After performing this edit using rollback on the english wikipedia, I saw an error at the "Action complete" page (here). Screenshots of the page, and of the html that caused it to display, are attached. There were no errors in the console relevant to this. I believe it is related to https://github.com/wikimedia/operations-mediawiki-config/blob/master/wmf-config/CommonSettings.php#L517, since the error reports that $wmgUsePagedTiffHandler is undefined, and I can't find it mentioned previously in that file.
|Stalled||None||T216734 Drop devDependency on phpunit-mock-objects, which is abandoned and warns against use|
|Stalled||None||T216735 Drop support for PHPUnit 6.x|
|Stalled||None||T192167 Drop support for PHPUnit 4.x|
|Stalled||None||T196206 Bump symfony libraries when we no longer need hhvm support|
|Open||None||T220589 Support phan in MediaWiki's default composer.json|
|Open||None||T192166 Drop HHVM support from MediaWiki|
|Open||None||T176370 Migrate to PHP 7 in WMF production|
|Open||None||T219127 SRE FY2019 Q4 goal: complete the transition to PHP7|
|Duplicate||None||T218005 Variable from InitialiseSettings can be undefined (corrupt opcache?)|
This error suggests that somehow (part of) InitialiseSettings' variables were not exported under PHP 7. That's very concerning.
The code we use to cache and export these globals via a temporary file may need to be re-reviewed for this. In addition to potential PHP 7 compatibility, it's also possible we're seeing a pre-existing race condition where maybe different threads see a partially written file there or something else weird.
Alternatively, if the setting of this variable works fine, it might be that something is un-setting it. But that seems rather unlikely (and code search suggests nothing else refers to this except the 1 line that sets it, and the 1 line that reads it).

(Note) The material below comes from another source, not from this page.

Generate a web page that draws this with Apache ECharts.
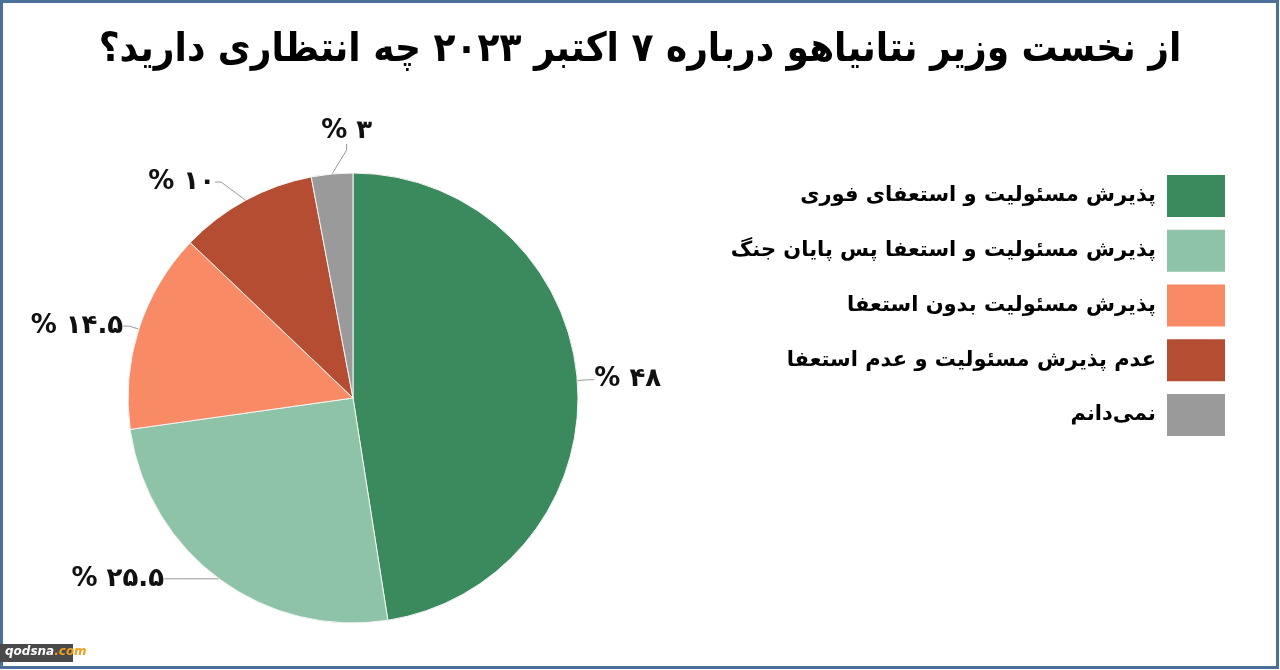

Logs show 461 such errors in the last week, all between 2019-03-11T06:32:48 and 2019-03-11T06:49:09, all on the same server: mw1258. Cross-referencing with SAL shows that we were deploying around that time:
06:58 marostegui@deploy1001: Synchronized wmf-config/db-eqiad.php: Give more traffic to db1099 after upgrade (duration: 00m 48s) 06:49 marostegui@deploy1001: Synchronized wmf-config/db-eqiad.php: Slowly repool db1099 after upgrade (duration: 00m 52s) 06:38 kart_: Finished manual run of unpublished ContentTranslation draft purge script (T217818) 06:37 marostegui: Power cycle mw1280 - server down 06:35 marostegui: Upgrade mysql and kernel on db1099 06:34 marostegui@deploy1001: Synchronized wmf-config/db-eqiad.php: Depool db1099 for upgrade (duration: 03m 01s) 06:03 effie: Restarting pdfrender on scb1003
And know what was the end of these errors?
2019-03-11T06:49:10 php PHP Warning: Cannot modify header information - headers already sent by (output started at /srv/mediawiki/wmf-config/CommonSettings.php:517) 2019-03-11T06:49:22 scap http://mw1258:9181 "GET /opcache-free HTTP/1.1" 200 None
So while the errors found by @MaxSem on logstash seem to refer to a host that was somehow in a bad state in terms of opcache state, which will need further analysis, the other issue to fix is the display_errors ini setting, which used to be in our php configuration and I didn't modify.
Looking at the logs on the server:
- 2019-03-11T06:32:48 errors start
- 2019-03-11T06:34:57 opcache received a request to invalidate a single file /opcache-free?file=wmf-config%2Fdb-eqiad.php, during a scap run.
- 2019-03-11T06:49:09 last error is logged
- 2019-03-11T06:49:22 a full opcache flush was requested /opcache-free - not sure what caused this, but it came from scap.
Now it seems clear to me that a full opcache flush repaired the issue, but the daemon has been restarted since so I lost any ability to further inspect what happened with its opcache. Grafana data don't show anything unusual either.
So while an opcache flush did the trick of stopping the errors, there is no obvious issue at play here. Having opcache revalidation active every 60 seconds would've probably prevented this from happening.
I'll solve the issue with display_errors and leave the bug open at lower priority so that we can relate it to other episodes of this happening.
We have done some work to overcome this sporadic failures:
- Reenabled opcache revalidation, which should hopefully refresh the corrupt cache within 1 minute
- Allowed pybal to monitor both HHVM and php7, so that a failing server will be depooled in case of failures.